The Guatemalan hipster cellist continues to amaze. This description probably sounds ridiculous if you haven’t heard Fratti’s music, but it sure fits. Based now in Mexico City, she’s a key figure in the city’s astounding experimental music scene and has received global accolades for her releases. She is deeply embedded in classical traditions, but is just as embedded in electronic, rock, free jazz, and hip hop, running this all through a minimalist approach to her compositions. The only way one starts on this path, I guess, is where she did–in a Guatemalan evangelical megachurch playing whatever the pastor wanted. Well, biography does not a album review make (though you’d be surprised how it often it is basically that). But she’s writing more and moving more toward a rock and pop sound. Some of you who really prefer their experimental music to be difficult might not like this; to me, it’s a global star in the making. Looking forward to her Big Ears performance.

A

Shovels & Rope, Something Is Working Up Above My Head

Another example of the fine is ultimately unremarkable roots rock duet from Charleston. Some albums are better than others, this one is about average, which makes it perfectly listenable American music. Might not be much more than that, but works in any number of social settings at least and your friends will probably think you have good taste.
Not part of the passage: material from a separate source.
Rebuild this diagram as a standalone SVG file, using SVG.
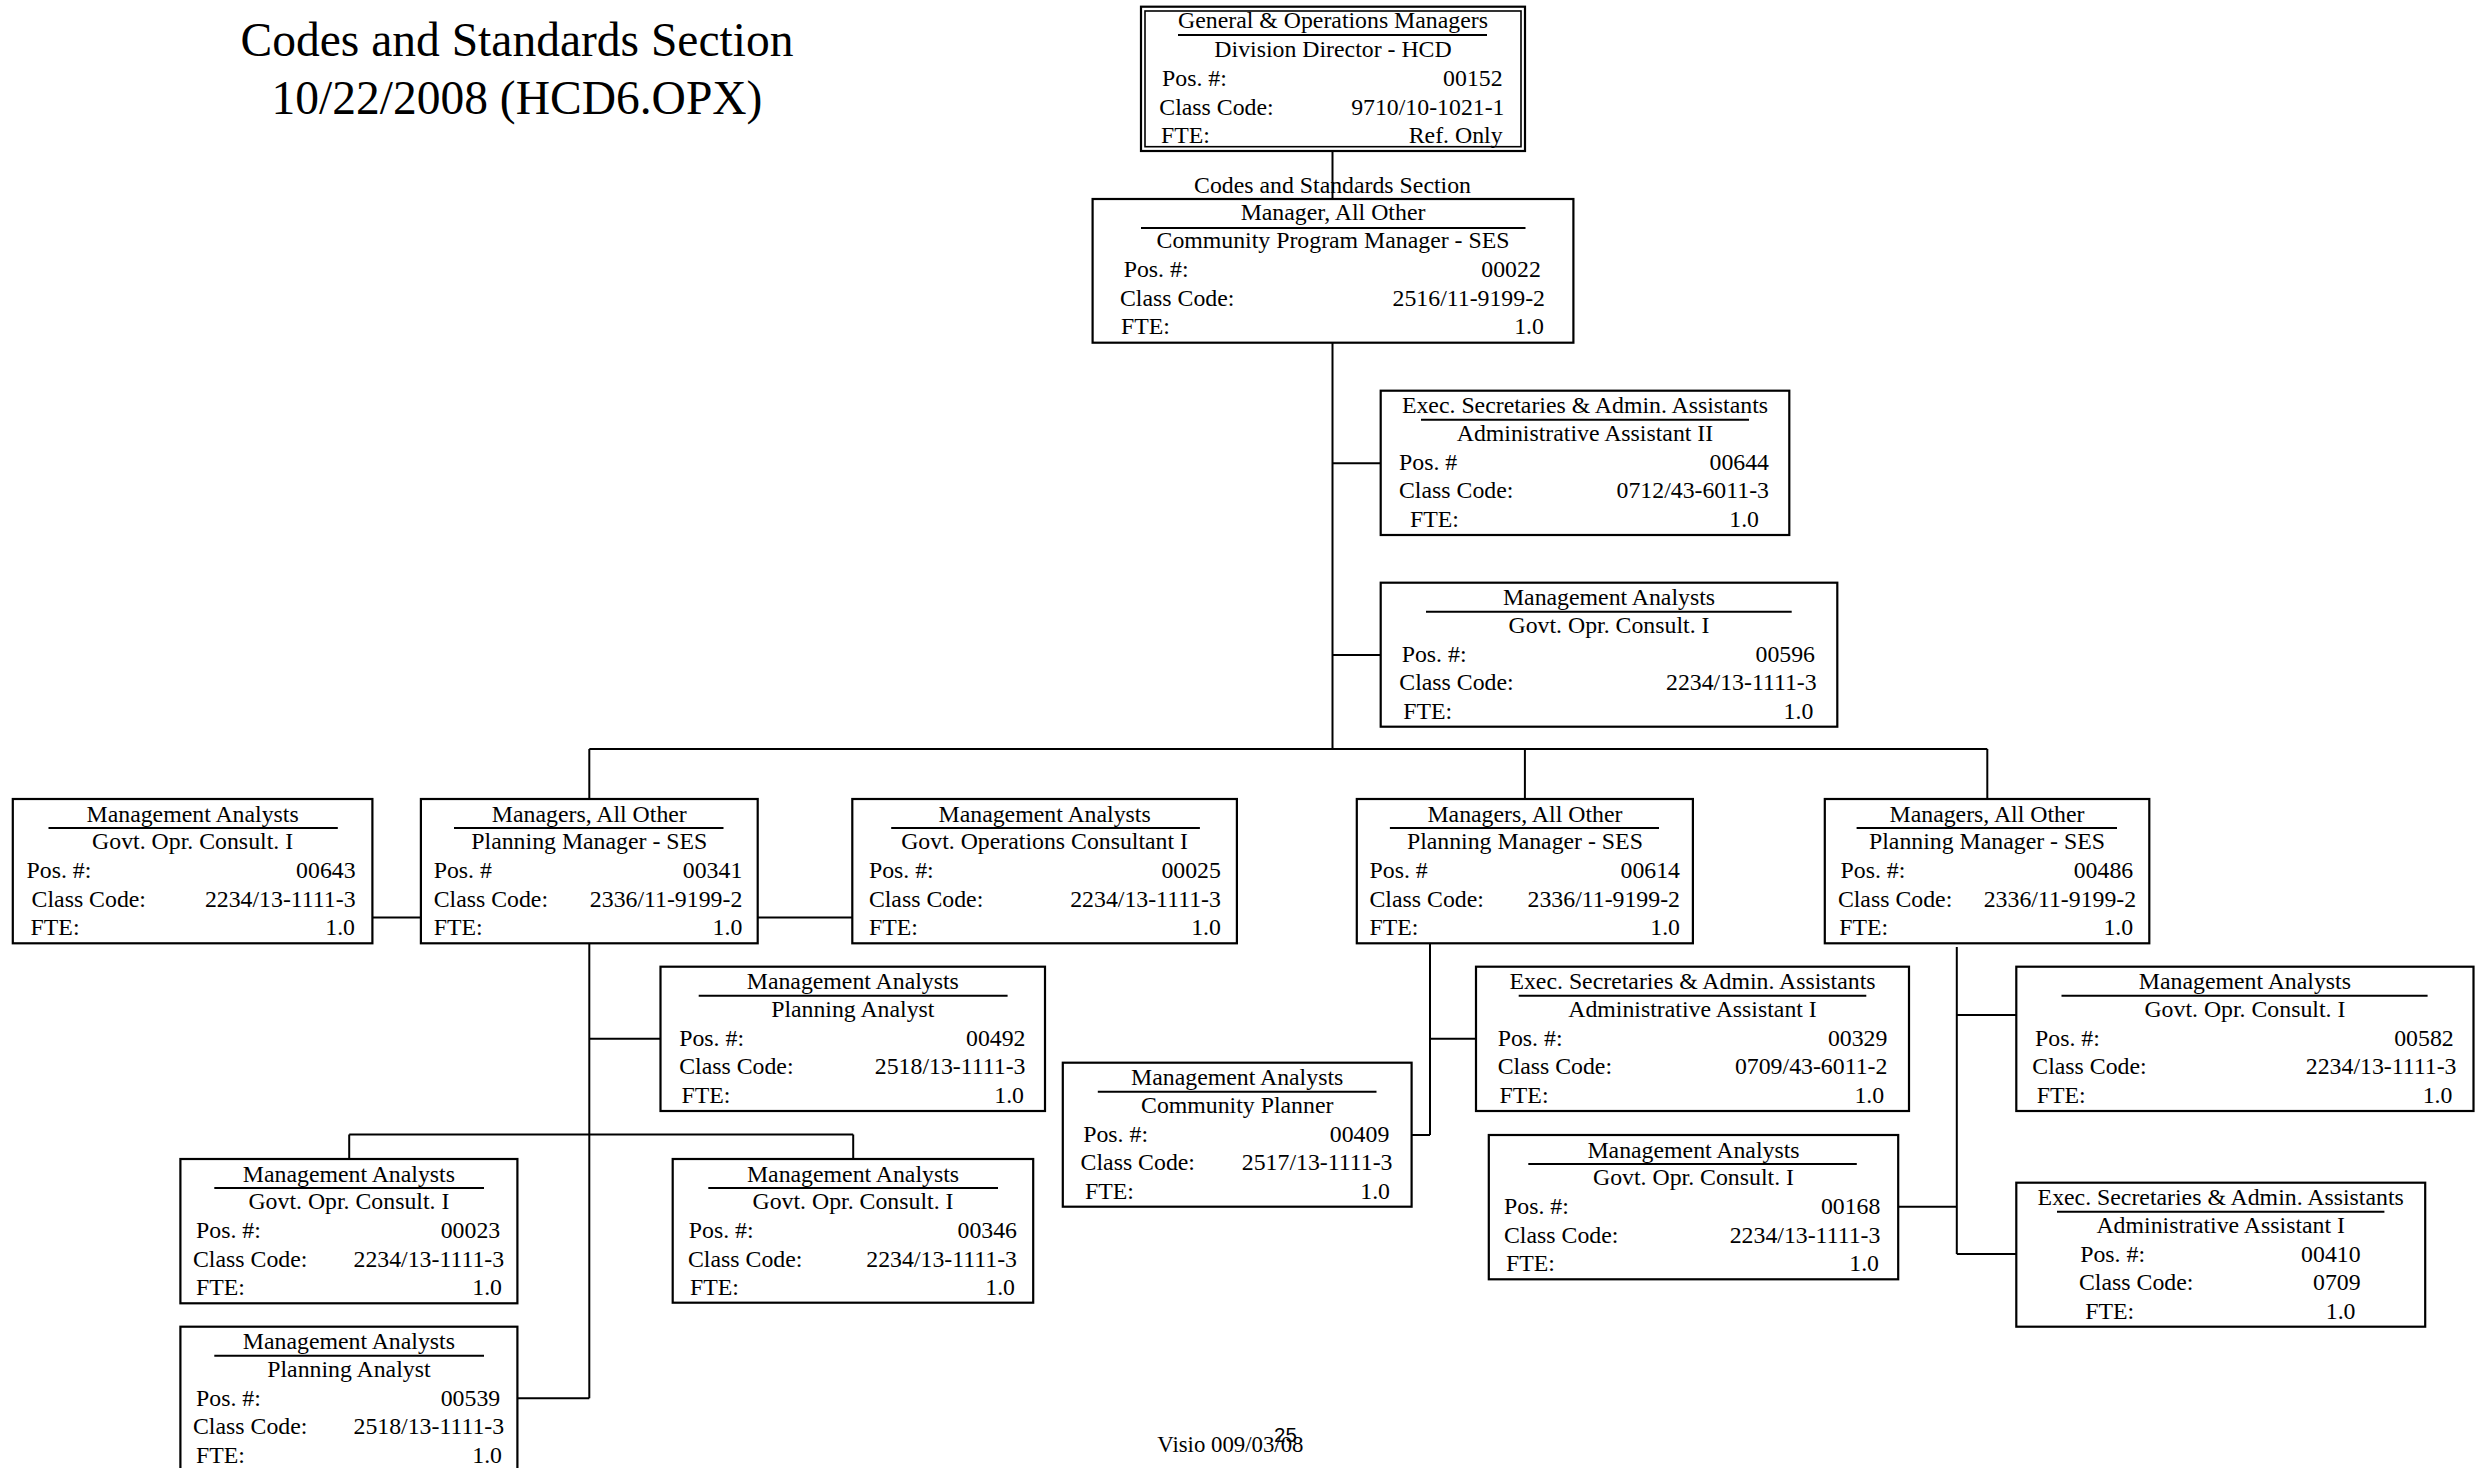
<svg xmlns="http://www.w3.org/2000/svg" width="2483" height="1468" viewBox="0 0 2483 1468">
<style>
  text { font-family: "Liberation Serif", "Times New Roman", serif; font-size: 23.8px; fill: #000; }
  .c { text-anchor: middle; }
  .e { text-anchor: end; }
  .box { fill: #fff; stroke: #000; stroke-width: 2.2; }
  .ul { stroke: #000; stroke-width: 2; }
  .wire { stroke: #000; stroke-width: 2; fill: none; }
  .head { font-size: 47.5px; }
  .pg { font-family: "Liberation Sans", Arial, sans-serif; font-size: 20.5px; }
</style>
<rect width="2483" height="1468" fill="#fff"/>

<!-- heading -->
<g id="heading">
  <text class="head c" x="517" y="56">Codes and Standards Section</text>
  <text class="head c" x="517" y="114">10/22/2008 (HCD6.OPX)</text>
</g>

<!-- reporting lines -->
<g id="connectors" class="wire">
  <path d="M1332.5 151V199"/>
  <path d="M1332.5 342.7V749"/>
  <path d="M1332.5 463.3H1380.7"/>
  <path d="M1332.5 655H1380.7"/>
  <path d="M589.3 749H1987.3"/>
  <path d="M589.3 749V799"/>
  <path d="M1524.9 749V799"/>
  <path d="M1987.3 749V799"/>
  <path d="M372.4 917.5H420.9"/>
  <path d="M757.7 917.5H852.3"/>
  <path d="M589.3 943.3V1398.3"/>
  <path d="M589.3 1038.7H660.5"/>
  <path d="M349.2 1134.5H853.2"/>
  <path d="M349.2 1134.5V1159"/>
  <path d="M853.2 1134.5V1159"/>
  <path d="M517.4 1398.3H589.3"/>
  <path d="M1430 943.3V1135"/>
  <path d="M1430 1038.7H1476"/>
  <path d="M1411.6 1135H1430"/>
  <path d="M1956.8 947V1254"/>
  <path d="M1956.8 1015H2022.4"/>
  <path d="M1898.2 1206.7H1956.8"/>
  <path d="M1956.8 1254H2016.3"/>
</g>

<!-- Division Director -->
<g id="n00152">
  <rect x="1141" y="6.7" width="384" height="144.3" fill="#fff" stroke="#000" stroke-width="2.2"/>
  <rect x="1145" y="11" width="376" height="135.7" fill="none" stroke="#000" stroke-width="1.6"/>
  <text class="c" x="1333" y="28">General &amp; Operations Managers</text>
  <line class="ul" x1="1178" y1="35" x2="1487" y2="35"/>
  <text class="c" x="1333" y="57">Division Director - HCD</text>
  <text x="1162" y="86">Pos. #:</text><text class="e" x="1502.6" y="86">00152</text>
  <text x="1159.3" y="115">Class Code:</text><text class="e" x="1504.5" y="115">9710/10-1021-1</text>
  <text x="1161" y="143">FTE:</text><text class="e" x="1502.6" y="143">Ref. Only</text>
</g>

<!-- Community Program Manager -->
<g id="n00022">
  <text class="c" x="1332.5" y="193">Codes and Standards Section</text>
  <rect class="box" x="1092.6" y="199" width="480.8" height="143.7"/>
  <text class="c" x="1333" y="220">Manager, All Other</text>
  <line class="ul" x1="1141" y1="228" x2="1525.5" y2="228"/>
  <text class="c" x="1333" y="248">Community Program Manager - SES</text>
  <text x="1123.7" y="277">Pos. #:</text><text class="e" x="1540.8" y="277">00022</text>
  <text x="1120" y="306">Class Code:</text><text class="e" x="1545" y="306">2516/11-9199-2</text>
  <text x="1121" y="334">FTE:</text><text class="e" x="1543.9" y="334">1.0</text>
</g>

<g id="n00644">
  <rect class="box" x="1380.7" y="390.7" width="408.6" height="144.3"/>
  <text class="c" x="1585" y="413.2">Exec. Secretaries &amp; Admin. Assistants</text>
  <line class="ul" x1="1421" y1="419.7" x2="1749" y2="419.7"/>
  <text class="c" x="1585" y="440.7">Administrative Assistant II</text>
  <text x="1399" y="469.7">Pos. #</text><text class="e" x="1769" y="469.7">00644</text>
  <text x="1399" y="498.2">Class Code:</text><text class="e" x="1769" y="498.2">0712/43-6011-3</text>
  <text x="1410" y="526.7">FTE:</text><text class="e" x="1759" y="526.7">1.0</text>
</g>

<g id="n00596">
  <rect class="box" x="1380.7" y="582.7" width="456.6" height="144"/>
  <text class="c" x="1609" y="605.2">Management Analysts</text>
  <line class="ul" x1="1426" y1="611.7" x2="1791.7" y2="611.7"/>
  <text class="c" x="1609" y="632.7">Govt. Opr. Consult. I</text>
  <text x="1401.7" y="661.7">Pos. #:</text><text class="e" x="1815" y="661.7">00596</text>
  <text x="1399.3" y="690.2">Class Code:</text><text class="e" x="1816.7" y="690.2">2234/13-1111-3</text>
  <text x="1403.3" y="718.7">FTE:</text><text class="e" x="1813.3" y="718.7">1.0</text>
</g>

<g id="n00643">
  <rect class="box" x="12.8" y="799" width="359.6" height="144.3"/>
  <text class="c" x="192.6" y="821.5">Management Analysts</text>
  <line class="ul" x1="48.5" y1="828" x2="337.8" y2="828"/>
  <text class="c" x="192.6" y="849">Govt. Opr. Consult. I</text>
  <text x="26.5" y="878">Pos. #:</text><text class="e" x="355.6" y="878">00643</text>
  <text x="31.6" y="906.5">Class Code:</text><text class="e" x="355.6" y="906.5">2234/13-1111-3</text>
  <text x="30.6" y="935">FTE:</text><text class="e" x="355" y="935">1.0</text>
</g>

<g id="n00341">
  <rect class="box" x="420.9" y="799" width="336.8" height="144.3"/>
  <text class="c" x="589.3" y="821.5">Managers, All Other</text>
  <line class="ul" x1="454" y1="828" x2="723.5" y2="828"/>
  <text class="c" x="589.3" y="849">Planning Manager - SES</text>
  <text x="433.7" y="878">Pos. #</text><text class="e" x="742.3" y="878">00341</text>
  <text x="433.7" y="906.5">Class Code:</text><text class="e" x="742.3" y="906.5">2336/11-9199-2</text>
  <text x="433.7" y="935">FTE:</text><text class="e" x="742.3" y="935">1.0</text>
</g>

<g id="n00025">
  <rect class="box" x="852.3" y="799" width="384.6" height="144.3"/>
  <text class="c" x="1044.6" y="821.5">Management Analysts</text>
  <line class="ul" x1="891.2" y1="828" x2="1199.9" y2="828"/>
  <text class="c" x="1044.6" y="849">Govt. Operations Consultant I</text>
  <text x="868.9" y="878">Pos. #:</text><text class="e" x="1220.9" y="878">00025</text>
  <text x="868.9" y="906.5">Class Code:</text><text class="e" x="1220.9" y="906.5">2234/13-1111-3</text>
  <text x="868.9" y="935">FTE:</text><text class="e" x="1220.9" y="935">1.0</text>
</g>

<g id="n00614">
  <rect class="box" x="1356.8" y="799" width="336.1" height="144.3"/>
  <text class="c" x="1524.9" y="821.5">Managers, All Other</text>
  <line class="ul" x1="1389.9" y1="828" x2="1659" y2="828"/>
  <text class="c" x="1524.9" y="849">Planning Manager - SES</text>
  <text x="1369.5" y="878">Pos. #</text><text class="e" x="1680" y="878">00614</text>
  <text x="1369.5" y="906.5">Class Code:</text><text class="e" x="1680" y="906.5">2336/11-9199-2</text>
  <text x="1369.5" y="935">FTE:</text><text class="e" x="1680" y="935">1.0</text>
</g>

<g id="n00486">
  <rect class="box" x="1824.8" y="799" width="324.5" height="144.3"/>
  <text class="c" x="1987" y="821.5">Managers, All Other</text>
  <line class="ul" x1="1856.6" y1="828" x2="2117" y2="828"/>
  <text class="c" x="1987" y="849">Planning Manager - SES</text>
  <text x="1840.5" y="878">Pos. #:</text><text class="e" x="2133.2" y="878">00486</text>
  <text x="1837.9" y="906.5">Class Code:</text><text class="e" x="2136.2" y="906.5">2336/11-9199-2</text>
  <text x="1839.2" y="935">FTE:</text><text class="e" x="2133.2" y="935">1.0</text>
</g>

<g id="n00492">
  <rect class="box" x="660.5" y="966.7" width="384.5" height="144.3"/>
  <text class="c" x="852.8" y="989.2">Management Analysts</text>
  <line class="ul" x1="698.7" y1="995.7" x2="1007.6" y2="995.7"/>
  <text class="c" x="852.8" y="1016.7">Planning Analyst</text>
  <text x="679.2" y="1045.7">Pos. #:</text><text class="e" x="1025.5" y="1045.7">00492</text>
  <text x="679.2" y="1074.2">Class Code:</text><text class="e" x="1025.5" y="1074.2">2518/13-1111-3</text>
  <text x="681.5" y="1102.7">FTE:</text><text class="e" x="1024" y="1102.7">1.0</text>
</g>

<g id="n00329">
  <rect class="box" x="1476" y="966.7" width="433" height="144.3"/>
  <text class="c" x="1692.5" y="989.2">Exec. Secretaries &amp; Admin. Assistants</text>
  <line class="ul" x1="1518.7" y1="995.7" x2="1866.3" y2="995.7"/>
  <text class="c" x="1692.5" y="1016.7">Administrative Assistant I</text>
  <text x="1497.7" y="1045.7">Pos. #:</text><text class="e" x="1887.4" y="1045.7">00329</text>
  <text x="1497.7" y="1074.2">Class Code:</text><text class="e" x="1887.4" y="1074.2">0709/43-6011-2</text>
  <text x="1499.6" y="1102.7">FTE:</text><text class="e" x="1884.2" y="1102.7">1.0</text>
</g>

<g id="n00582">
  <rect class="box" x="2016.3" y="966.7" width="457.2" height="144.3"/>
  <text class="c" x="2244.9" y="989.2">Management Analysts</text>
  <line class="ul" x1="2061.5" y1="995.7" x2="2427.6" y2="995.7"/>
  <text class="c" x="2244.9" y="1016.7">Govt. Opr. Consult. I</text>
  <text x="2035" y="1045.7">Pos. #:</text><text class="e" x="2453.7" y="1045.7">00582</text>
  <text x="2032.3" y="1074.2">Class Code:</text><text class="e" x="2456.5" y="1074.2">2234/13-1111-3</text>
  <text x="2036.7" y="1102.7">FTE:</text><text class="e" x="2452.4" y="1102.7">1.0</text>
</g>

<g id="n00409">
  <rect class="box" x="1062.8" y="1062.7" width="348.8" height="144"/>
  <text class="c" x="1237.2" y="1085.2">Management Analysts</text>
  <line class="ul" x1="1097.8" y1="1091.7" x2="1376.5" y2="1091.7"/>
  <text class="c" x="1237.2" y="1112.7">Community Planner</text>
  <text x="1083.2" y="1141.7">Pos. #:</text><text class="e" x="1389.3" y="1141.7">00409</text>
  <text x="1080.6" y="1170.2">Class Code:</text><text class="e" x="1392.5" y="1170.2">2517/13-1111-3</text>
  <text x="1085" y="1198.7">FTE:</text><text class="e" x="1390" y="1198.7">1.0</text>
</g>

<g id="n00168">
  <rect class="box" x="1488.8" y="1135" width="409.4" height="144.3"/>
  <text class="c" x="1693.5" y="1157.5">Management Analysts</text>
  <line class="ul" x1="1528.3" y1="1164" x2="1856.8" y2="1164"/>
  <text class="c" x="1693.5" y="1185">Govt. Opr. Consult. I</text>
  <text x="1504" y="1214">Pos. #:</text><text class="e" x="1880.4" y="1214">00168</text>
  <text x="1504" y="1242.5">Class Code:</text><text class="e" x="1880.4" y="1242.5">2234/13-1111-3</text>
  <text x="1506" y="1271">FTE:</text><text class="e" x="1879" y="1271">1.0</text>
</g>

<g id="n00023">
  <rect class="box" x="180.4" y="1159" width="337" height="144.3"/>
  <text class="c" x="348.9" y="1181.5">Management Analysts</text>
  <line class="ul" x1="214.3" y1="1188" x2="484" y2="1188"/>
  <text class="c" x="348.9" y="1209">Govt. Opr. Consult. I</text>
  <text x="196" y="1238">Pos. #:</text><text class="e" x="500.2" y="1238">00023</text>
  <text x="193" y="1266.5">Class Code:</text><text class="e" x="504.2" y="1266.5">2234/13-1111-3</text>
  <text x="196" y="1295">FTE:</text><text class="e" x="502" y="1295">1.0</text>
</g>

<g id="n00346">
  <rect class="box" x="672.7" y="1159" width="360.5" height="143.7"/>
  <text class="c" x="853" y="1181.5">Management Analysts</text>
  <line class="ul" x1="708.3" y1="1188" x2="998" y2="1188"/>
  <text class="c" x="853" y="1209">Govt. Opr. Consult. I</text>
  <text x="688.8" y="1238">Pos. #:</text><text class="e" x="1017" y="1238">00346</text>
  <text x="688" y="1266.5">Class Code:</text><text class="e" x="1017" y="1266.5">2234/13-1111-3</text>
  <text x="690" y="1295">FTE:</text><text class="e" x="1015" y="1295">1.0</text>
</g>

<g id="n00410">
  <rect class="box" x="2016.3" y="1182.7" width="408.9" height="144"/>
  <text class="c" x="2220.7" y="1205.2">Exec. Secretaries &amp; Admin. Assistants</text>
  <line class="ul" x1="2057" y1="1211.7" x2="2384.4" y2="1211.7"/>
  <text class="c" x="2220.7" y="1232.7">Administrative Assistant I</text>
  <text x="2080.2" y="1261.7">Pos. #:</text><text class="e" x="2360.6" y="1261.7">00410</text>
  <text x="2079" y="1290.2">Class Code:</text><text class="e" x="2360.6" y="1290.2">0709</text>
  <text x="2085.3" y="1318.7">FTE:</text><text class="e" x="2355.5" y="1318.7">1.0</text>
</g>

<g id="n00539">
  <rect class="box" x="180.4" y="1326.7" width="337" height="144"/>
  <text class="c" x="348.9" y="1349.2">Management Analysts</text>
  <line class="ul" x1="214.3" y1="1355.7" x2="484" y2="1355.7"/>
  <text class="c" x="348.9" y="1376.7">Planning Analyst</text>
  <text x="196" y="1405.7">Pos. #:</text><text class="e" x="500.2" y="1405.7">00539</text>
  <text x="193" y="1434.2">Class Code:</text><text class="e" x="504.2" y="1434.2">2518/13-1111-3</text>
  <text x="196" y="1462.7">FTE:</text><text class="e" x="502" y="1462.7">1.0</text>
</g>

<!-- page footer -->
<g id="footer">
  <text x="1157.3" y="1451.7" style="font-size:22.8px">Visio 009/03/08</text>
  <text class="pg" x="1274" y="1441.7">25</text>
</g>
</svg>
Which you will.

B

Amythyst Kiah, Still + Bright

Good roots rock and roll, if the lyrics are often really on the nose politically. Kiah remains the least known of the Black women on the Our Native Daughters project and there’s little reason because she rocks more than any of them. Good banjo player too and yes, banjo and rock and roll can work very well together. Excellent songwriter who says exactly what she means; how you evaluate that depends on your personal tastes, but perhaps for me could use a bit more metaphor.

B+

As always, this is an open thread for all things music and art and none things politics.